国際政治、経済、社会のリアリズムと、新型機甲兵装「龍機兵」というフィクションが織りなす物語。

テロ対策として日本警察は最新技術の次を行く次世代機甲兵装を導入した。

暴力に至らざるを得ない現実の悲惨を生き抜く登場人物たちの人間性。

チェチェン共和国での惨劇から生まれたテロ組織が日本を標的にした。

テロ組織は自爆テロすら厭わない。

印象的だったのは、テロ組織の構成メンバーである一人の少女を若き警察官が取調べするシーンだ。

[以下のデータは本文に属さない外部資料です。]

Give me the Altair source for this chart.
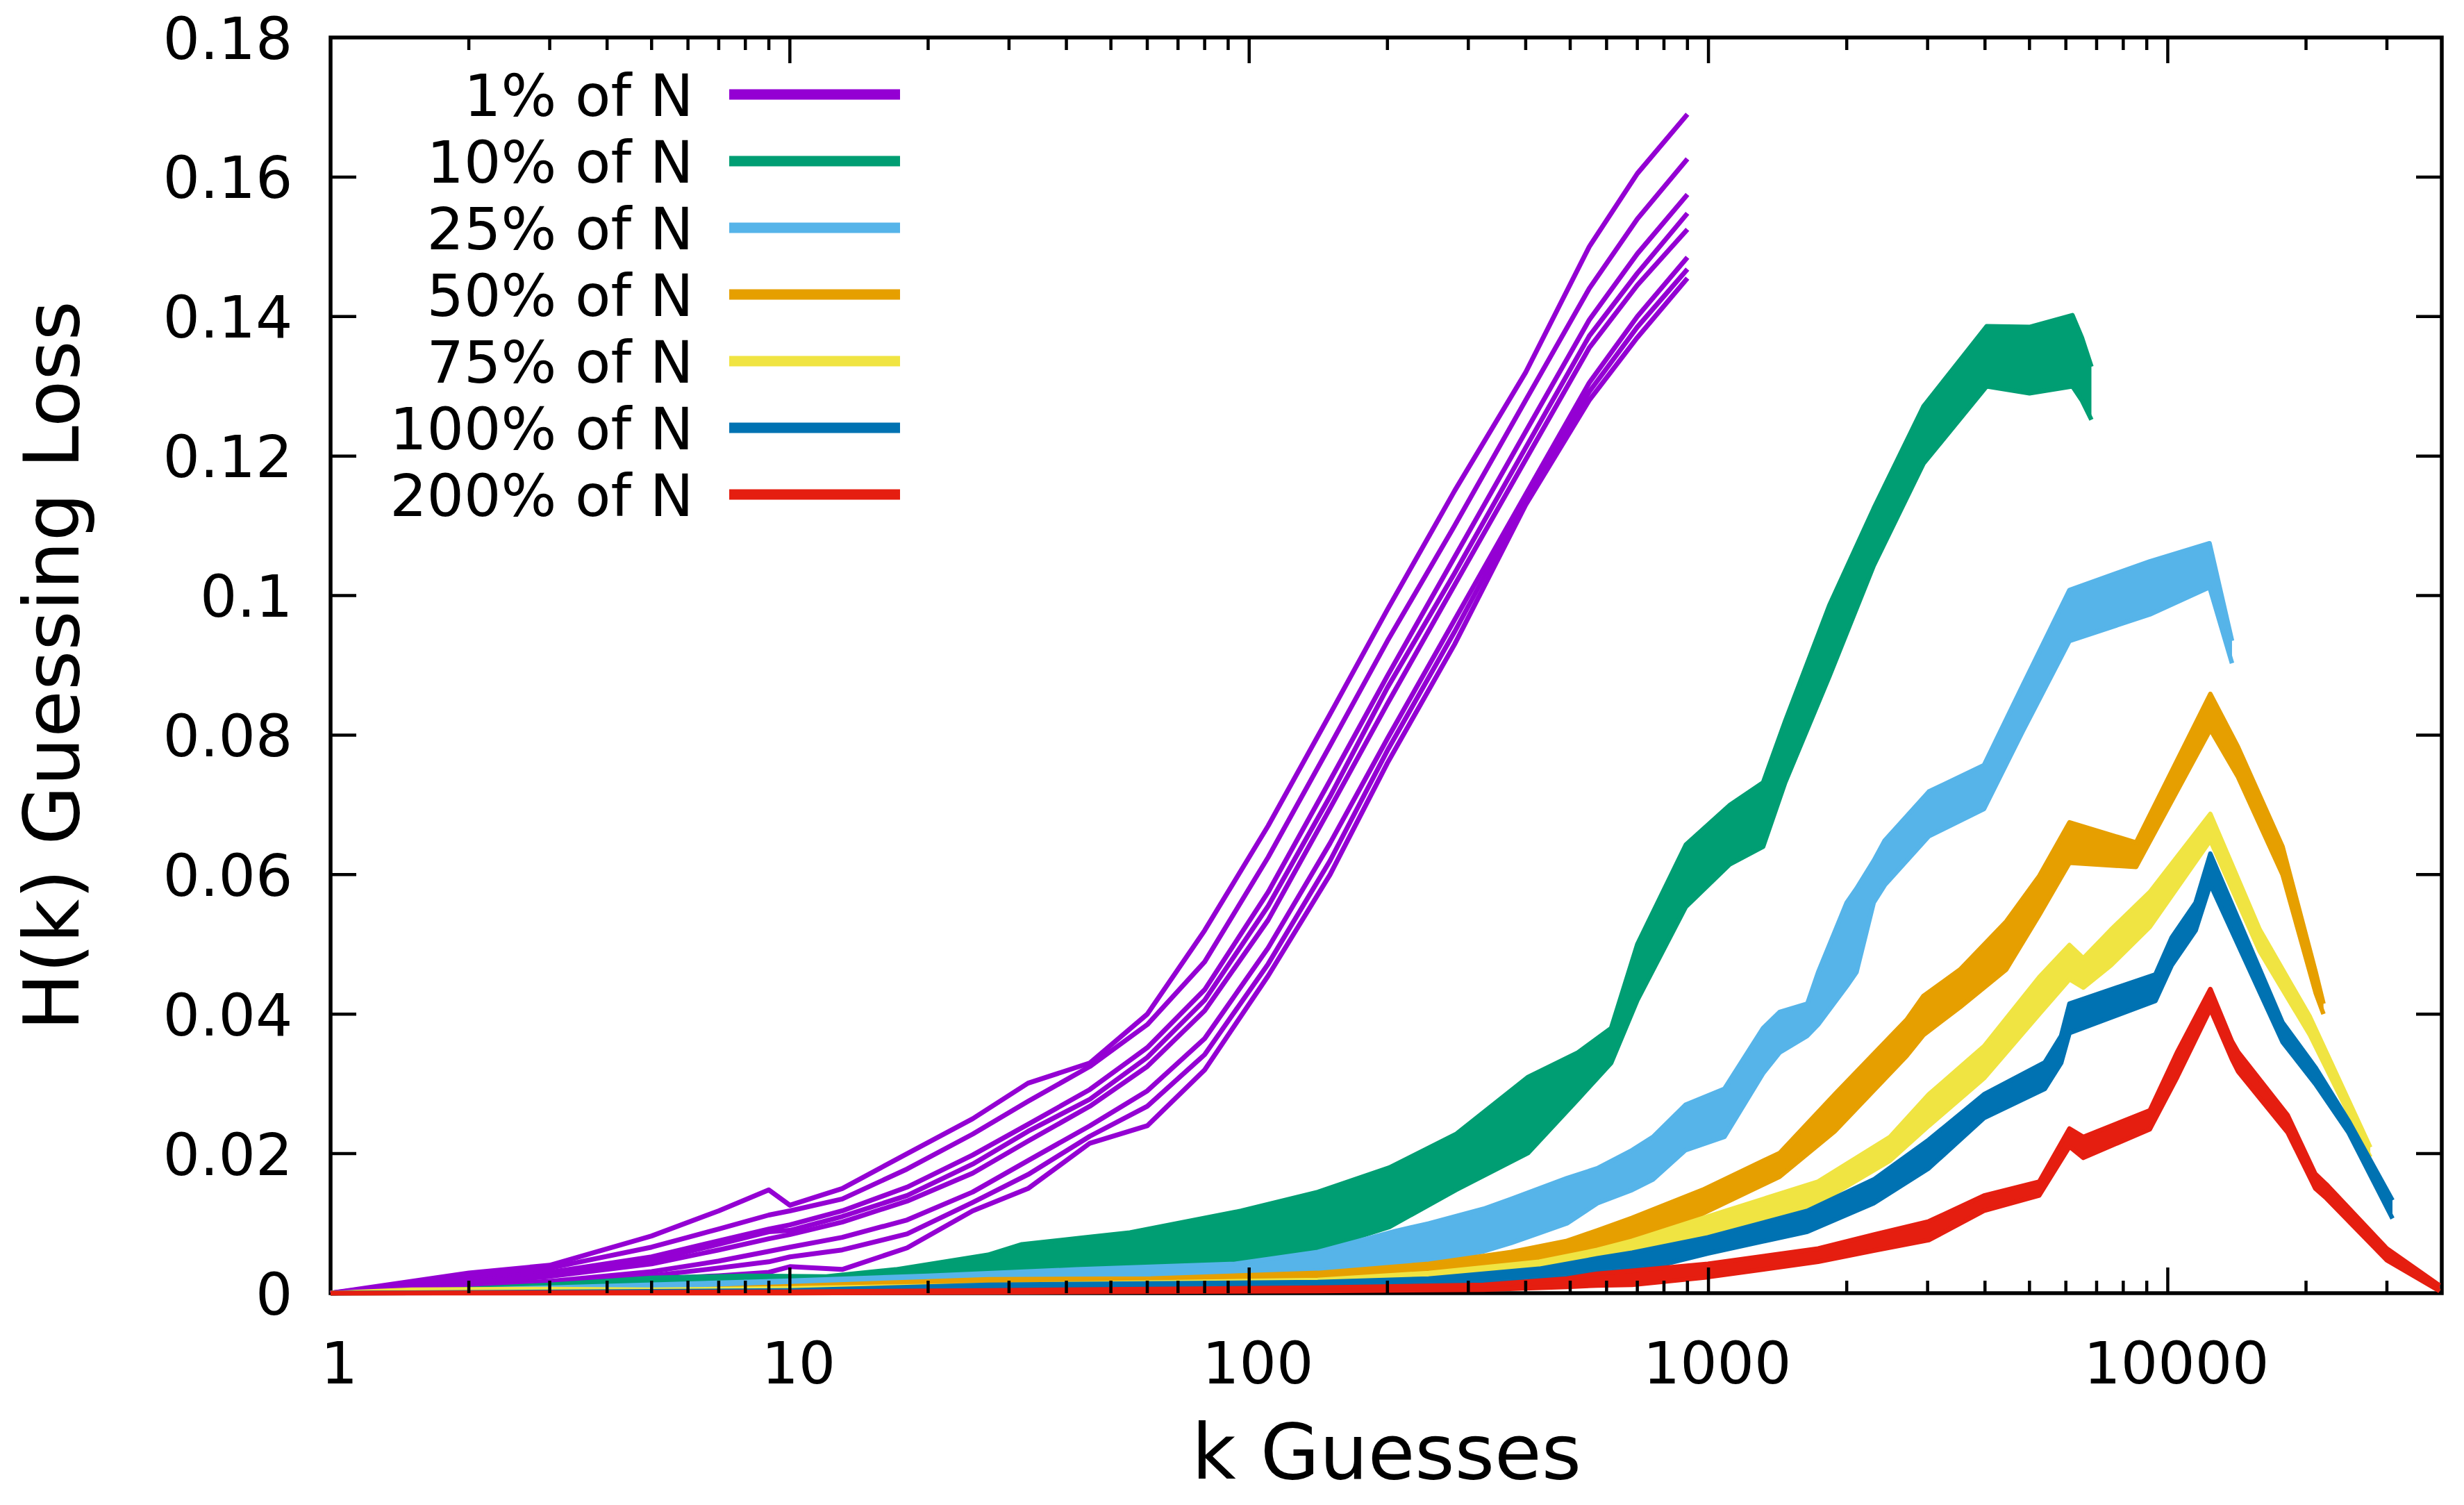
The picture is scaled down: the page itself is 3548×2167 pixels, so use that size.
import altair as alt
import pandas as pd

# ---------------- data ----------------
SERIES = ["1% of N", "10% of N", "25% of N", "50% of N", "75% of N", "100% of N", "200% of N"]
COLORS = ["#9400d3", "#009e73", "#56b4e9", "#e69f00", "#f0e442", "#0072b2", "#e51e10"]

# 1% of N : individual runs
K_P = [1, 2, 3, 5, 7, 9, 10, 13, 18, 25, 33, 45, 60, 80, 110, 150, 200, 280, 400, 550, 700, 900]
P1 = [0, 0.0029, 0.0040, 0.0082, 0.0118, 0.0148, 0.0126, 0.0150, 0.0200, 0.0250, 0.0301, 0.0330, 0.0400, 0.0520, 0.0670, 0.0830, 0.0980, 0.1150, 0.1320, 0.1500, 0.1605, 0.1690]
P2 = [0, 0.0025, 0.0036, 0.0066, 0.0092, 0.0112, 0.0118, 0.0135, 0.0178, 0.0228, 0.0275, 0.0325, 0.0385, 0.0475, 0.0625, 0.0785, 0.0935, 0.1100, 0.1280, 0.1440, 0.1540, 0.1626]
P3 = [0, 0.0020, 0.0030, 0.0052, 0.0075, 0.0092, 0.0098, 0.0118, 0.0152, 0.0198, 0.0242, 0.0292, 0.0352, 0.0435, 0.0575, 0.0735, 0.0885, 0.1055, 0.1235, 0.1395, 0.1490, 0.1575]
P4 = [0, 0.0017, 0.0027, 0.0047, 0.0070, 0.0088, 0.0090, 0.0110, 0.0140, 0.0185, 0.0232, 0.0278, 0.0338, 0.0420, 0.0555, 0.0712, 0.0868, 0.1032, 0.1212, 0.1372, 0.1462, 0.1548]
P5 = [0, 0.0015, 0.0024, 0.0042, 0.0062, 0.0078, 0.0084, 0.0102, 0.0132, 0.0172, 0.0218, 0.0268, 0.0325, 0.0405, 0.0535, 0.0695, 0.0845, 0.1015, 0.1195, 0.1355, 0.1445, 0.1525]
P6 = [0, 0.0011, 0.0017, 0.0031, 0.0046, 0.0060, 0.0066, 0.0080, 0.0105, 0.0145, 0.0190, 0.0240, 0.0290, 0.0365, 0.0495, 0.0645, 0.0795, 0.0965, 0.1145, 0.1305, 0.1400, 0.1485]
P7 = [0, 0.0009, 0.0014, 0.0025, 0.0036, 0.0045, 0.0052, 0.0062, 0.0085, 0.0130, 0.0170, 0.0225, 0.0268, 0.0342, 0.0472, 0.0620, 0.0778, 0.0948, 0.1138, 0.1292, 0.1385, 0.1468]
P8 = [0, 0.0008, 0.0012, 0.0020, 0.0025, 0.0030, 0.0038, 0.0034, 0.0065, 0.0118, 0.0150, 0.0215, 0.0240, 0.0320, 0.0455, 0.0600, 0.0760, 0.0930, 0.1130, 0.1280, 0.1370, 0.1455]
P_RUNS = [P1, P2, P3, P4, P5, P6, P7, P8]

# 10% of N : band (upper / lower edge of the runs)
K_G = [1, 2, 3, 5, 8, 12, 17, 27, 32, 55, 96, 141, 202, 282, 405, 520, 614, 700, 893, 1114, 1315, 1469, 1833, 2290, 2937, 4034, 5000, 6200, 6500, 6820]
G_HI = [0, 0.0006, 0.0012, 0.0022, 0.0025, 0.0024, 0.0034, 0.0055, 0.0070, 0.0087, 0.0118, 0.0145, 0.0180, 0.0228, 0.0310, 0.0345, 0.0380, 0.0500, 0.0643, 0.0700, 0.0732, 0.0820, 0.0986, 0.1125, 0.1271, 0.1386, 0.1385, 0.1402, 0.1370, 0.1328]
G_LO = [0, 0.0003, 0.0006, 0.0011, 0.0012, 0.0013, 0.0019, 0.0029, 0.0030, 0.0032, 0.0042, 0.0062, 0.0095, 0.0148, 0.0201, 0.0278, 0.0330, 0.0420, 0.0554, 0.0615, 0.0640, 0.0732, 0.0884, 0.1043, 0.1189, 0.1300, 0.1290, 0.1300, 0.1280, 0.1252]

# 25% of N
K_L = [1, 3, 10, 20, 42, 93, 141, 208, 246, 324, 372, 492, 573, 682, 757, 891, 1083, 1315, 1429, 1642, 1733, 2000, 2100, 2290, 2420, 3018, 3980, 4830, 6110, 9140, 12330, 13800]
L_HI = [0, 0.0008, 0.0018, 0.0025, 0.0034, 0.0042, 0.0059, 0.0089, 0.0100, 0.0121, 0.0135, 0.0165, 0.0179, 0.0205, 0.0224, 0.0270, 0.0293, 0.0380, 0.0403, 0.0415, 0.0460, 0.0560, 0.0580, 0.0620, 0.0649, 0.0719, 0.0757, 0.0871, 0.1008, 0.1049, 0.1075, 0.0935]
L_LO = [0, 0.0003, 0.0008, 0.0012, 0.0018, 0.0025, 0.0032, 0.0040, 0.0045, 0.0060, 0.0072, 0.0100, 0.0129, 0.0148, 0.0163, 0.0205, 0.0224, 0.0315, 0.0345, 0.0369, 0.0385, 0.0440, 0.0460, 0.0560, 0.0585, 0.0655, 0.0694, 0.0805, 0.0935, 0.0973, 0.1012, 0.0903]

# 50% of N
K_O = [1, 5, 10, 27, 61, 141, 246, 372, 492, 573, 682, 970, 1429, 1883, 2700, 2937, 3530, 4450, 5250, 6110, 8530, 12380, 14220, 17780, 21000, 21830]
O_HI = [0, 0.0003, 0.0010, 0.0020, 0.0021, 0.0029, 0.0042, 0.0059, 0.0075, 0.0090, 0.0108, 0.0148, 0.0201, 0.0285, 0.0392, 0.0426, 0.0464, 0.0533, 0.0598, 0.0675, 0.0646, 0.0859, 0.0783, 0.0640, 0.0460, 0.0415]
O_LO = [0, 0.0001, 0.0004, 0.0010, 0.0012, 0.0016, 0.0021, 0.0032, 0.0045, 0.0058, 0.0066, 0.0114, 0.0167, 0.0232, 0.0340, 0.0370, 0.0410, 0.0464, 0.0542, 0.0617, 0.0611, 0.0808, 0.0740, 0.0600, 0.0430, 0.0400]

# 75% of N
K_Y = [1, 1.5, 3, 5, 10, 30, 141, 246, 428, 573, 682, 997, 1733, 2485, 3018, 3980, 5250, 6110, 6550, 7520, 9140, 12380, 15860, 20400, 27600]
Y_HI = [0, 0.0005, 0.0006, 0.0005, 0.0007, 0.0012, 0.0019, 0.0029, 0.0045, 0.0062, 0.0075, 0.0110, 0.0160, 0.0224, 0.0285, 0.0354, 0.0453, 0.0499, 0.0480, 0.0521, 0.0575, 0.0687, 0.0521, 0.0396, 0.0209]
Y_LO = [0, 0.0001, 0.0002, 0.0002, 0.0003, 0.0005, 0.0012, 0.0016, 0.0025, 0.0040, 0.0046, 0.0080, 0.0129, 0.0190, 0.0240, 0.0308, 0.0400, 0.0450, 0.0438, 0.0470, 0.0525, 0.0649, 0.0490, 0.0370, 0.0195]

# 100% of N
K_B = [1, 10, 27, 141, 246, 428, 573, 682, 997, 1642, 2290, 3018, 3980, 5400, 5860, 6110, 9400, 10200, 11500, 12380, 17780, 20950, 24760, 30850]
B_HI = [0, 0.0004, 0.0012, 0.0016, 0.0021, 0.0035, 0.0050, 0.0058, 0.0080, 0.0118, 0.0163, 0.0220, 0.0285, 0.0331, 0.0369, 0.0415, 0.0457, 0.0510, 0.0560, 0.0630, 0.0388, 0.0324, 0.0247, 0.0133]
B_LO = [0, 0.0001, 0.0005, 0.0008, 0.0012, 0.0017, 0.0028, 0.0030, 0.0057, 0.0088, 0.0129, 0.0179, 0.0251, 0.0293, 0.0330, 0.0373, 0.0419, 0.0470, 0.0520, 0.0586, 0.0360, 0.0300, 0.0230, 0.0107]

# 200% of N
K_R = [1, 10, 27, 141, 324, 492, 573, 682, 997, 1733, 2290, 3018, 3980, 5250, 6110, 6550, 9140, 10490, 12380, 13800, 14220, 18250, 20950, 22150, 30000, 39080]
R_HI = [0, 0.0002, 0.0004, 0.0008, 0.0012, 0.0021, 0.0028, 0.0032, 0.0042, 0.0064, 0.0084, 0.0103, 0.0140, 0.0160, 0.0236, 0.0224, 0.0262, 0.0346, 0.0436, 0.0361, 0.0346, 0.0255, 0.0171, 0.0156, 0.0064, 0.0011]
R_LO = [0, 0.0000, 0.0001, 0.0003, 0.0005, 0.0009, 0.0011, 0.0012, 0.0023, 0.0045, 0.0061, 0.0076, 0.0118, 0.0140, 0.0210, 0.0194, 0.0235, 0.0310, 0.0407, 0.0335, 0.0318, 0.0230, 0.0150, 0.0136, 0.0047, 0.0003]

BANDS = [
    (K_G, G_HI, G_LO),
    (K_L, L_HI, L_LO),
    (K_O, O_HI, O_LO),
    (K_Y, Y_HI, Y_LO),
    (K_B, B_HI, B_LO),
    (K_R, R_HI, R_LO),
]

X_MAJOR = [10, 100, 1000, 10000]
X_MINOR = [2, 3, 4, 5, 6, 7, 8, 9, 20, 30, 40, 50, 60, 70, 80, 90,
           200, 300, 400, 500, 600, 700, 800, 900,
           2000, 3000, 4000, 5000, 6000, 7000, 8000, 9000, 20000, 30000]
X_LABELS = [1, 10, 100, 1000, 10000]
Y_TICKS = [0.02, 0.04, 0.06, 0.08, 0.1, 0.12, 0.14, 0.16]
Y_LABELS = [0, 0.02, 0.04, 0.06, 0.08, 0.1, 0.12, 0.14, 0.16, 0.18]

# ---------------- chart ----------------
W, H = 3040, 1808
FONT = "DejaVu Sans"
MAJ, MIN = 37, 18

xscale = alt.Scale(type="log", domain=[1, 39500], nice=False)
yscale = alt.Scale(domain=[0, 0.18], nice=False, zero=False)
cscale = alt.Scale(domain=SERIES, range=COLORS)

xaxis = alt.Axis(values=X_LABELS, format="d", domain=False, ticks=False, tickSize=0, grid=False,
                 labelFont=FONT, labelFontSize=84, labelColor="black", labelPadding=63,
                 labelOffset=12, labelFlush=False, labelOverlap=False, labelLimit=1000,
                 title="k Guesses", titleFont=FONT, titleFontSize=110, titleFontWeight="normal",
                 titleColor="black", titleX=W / 2, titleY=266, titleBaseline="alphabetic",
                 titleAlign="center", titleLimit=3000)
yaxis = alt.Axis(values=Y_LABELS, format="~g", domain=False, ticks=False, tickSize=0, grid=False,
                 labelFont=FONT, labelFontSize=84, labelColor="black", labelPadding=55,
                 labelOffset=5, labelFlush=False, labelOverlap=False, labelLimit=1000,
                 title="H(k) Guessing Loss", titleFont=FONT, titleFontSize=110,
                 titleFontWeight="normal", titleColor="black", titleX=-364, titleY=H / 2,
                 titleAngle=270, titleBaseline="alphabetic", titleAlign="center",
                 titleLimit=3000)

legend = alt.Legend(title=None, orient="none", legendX=205, legendY=40, padding=0,
                    symbolType="M2.085,-0.272H7.263V0.044H2.085Z", symbolSize=9025,
                    symbolStrokeWidth=0, symbolOpacity=1, symbolOffset=222.5,
                    labelFont=FONT, labelFontSize=84, labelColor="black", labelAlign="right",
                    labelOffset=0, labelLimit=3000, rowPadding=6,
                    labelExpr="pad(datum.label, 9, '\u2007', 'left')")

X = lambda: alt.X("k:Q", scale=xscale, axis=xaxis)

layers = []

# purple runs
rows = []
for j, run in enumerate(P_RUNS):
    for k, v in zip(K_P, run):
        rows.append({"series": SERIES[0], "strand": j, "k": k, "v": v})
purple = pd.DataFrame(rows)
layers.append(
    alt.Chart(purple).mark_line(color=COLORS[0], strokeWidth=7, strokeJoin="round").encode(
        x=X(),
        y=alt.Y("v:Q", scale=yscale, axis=yaxis),
        detail="strand:N",
    )
)

for i, (ks, hi, lo) in enumerate(BANDS, start=1):
    band = pd.DataFrame({"series": SERIES[i], "k": ks, "hi": hi, "lo": lo})
    layers.append(
        alt.Chart(band).mark_area(orient="vertical").encode(
            x=X(),
            y=alt.Y("hi:Q", scale=yscale, axis=yaxis),
            y2="lo:Q",
            color=alt.Color("series:N", scale=cscale, legend=legend),
        )
    )
    edges = pd.concat([
        pd.DataFrame({"edge": "hi", "k": ks, "v": hi}),
        pd.DataFrame({"edge": "lo", "k": ks, "v": lo}),
    ])
    layers.append(
        alt.Chart(edges).mark_line(color=COLORS[i], strokeWidth=6.5, strokeJoin="round").encode(
            x=X(),
            y=alt.Y("v:Q", scale=yscale, axis=yaxis),
            detail="edge:N",
        )
    )

# inward ticks (gnuplot style, all four sides)
xmaj = pd.DataFrame({"k": X_MAJOR})
xmin = pd.DataFrame({"k": X_MINOR})
yt = pd.DataFrame({"v": Y_TICKS})
tick_style = dict(color="black", strokeWidth=4.5)
for df, ln in ((xmaj, MAJ), (xmin, MIN)):
    layers.append(alt.Chart(df).mark_rule(**tick_style).encode(
        x=X(), y=alt.value(H), y2=alt.value(H - ln)))
    layers.append(alt.Chart(df).mark_rule(**tick_style).encode(
        x=X(), y=alt.value(0), y2=alt.value(ln)))
layers.append(alt.Chart(yt).mark_rule(**tick_style).encode(
    y=alt.Y("v:Q", scale=yscale, axis=yaxis), x=alt.value(0), x2=alt.value(MAJ)))
layers.append(alt.Chart(yt).mark_rule(**tick_style).encode(
    y=alt.Y("v:Q", scale=yscale, axis=yaxis), x=alt.value(W), x2=alt.value(W - MAJ)))

chart = (
    alt.layer(*layers)
    .properties(width=W, height=H,
                padding={"left": 468, "top": 46, "right": 24, "bottom": 297},
                autosize=alt.AutoSizeParams(type="none"), background="white")
    .configure(font=FONT)
    .configure_view(stroke="black", strokeWidth=5.5)
)

chart.save("out.html", embed_options={"renderer": "svg", "actions": False})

想像絶する悲惨さを生き、世界に復讐を誓いテロに傾倒した少女。

若き刑事はどう言葉をかけるのか。

「君の生きてきた世界について、自分は何も知らない。自分なりに勉強もしたが、それで分かったつもりになっても、実際には何も分っちゃいない。人の痛みなんて、他人に分かるわけはなきからだ。」

(p.242)

若き警察官・由起谷の正直な諦めの言葉である。

しかしこの諦念から始めることしかできない。

由紀谷にも悲惨な過去はある、しかしテロ組織の少女・カティアの悲惨さとは比べ物にならない。

いや、そもそも悲惨さを比べること自体にも意味がない。

では、由紀谷とカティアは絶対に分かり合えないのか。

由紀谷とカティアの隔たり。

遠い距離を埋めるべく、由紀谷が話し出す。

そう、この取調べのシーンは、ようは、日本とチェチェンを繋ぐための思考実験なのではないか。

テレビをつければ、紛争や飢餓、民族対立、宗教対立、世界には様々な争いが起きていることがわかる。

しかし内実は何もわからない。

日本から遠くで起きている出来事を、身近に感じられない。

それは当然だろう。

分かるはずもないのだ。

しかし、諦めるしかないのだろうか。

違うと言う人もいれば、そうだと言う人もいるだろう。

少なくともこの物語で由紀谷は諦めなかった。

機龍兵を率いる日本警察は、テロを防ぐことができるのか。

あるいは、全く違う場所、全く違う状況に生まれたひとたちは、繋がることが出来るのだろうか。

結末は、ご自身で読んで確かめて欲しい。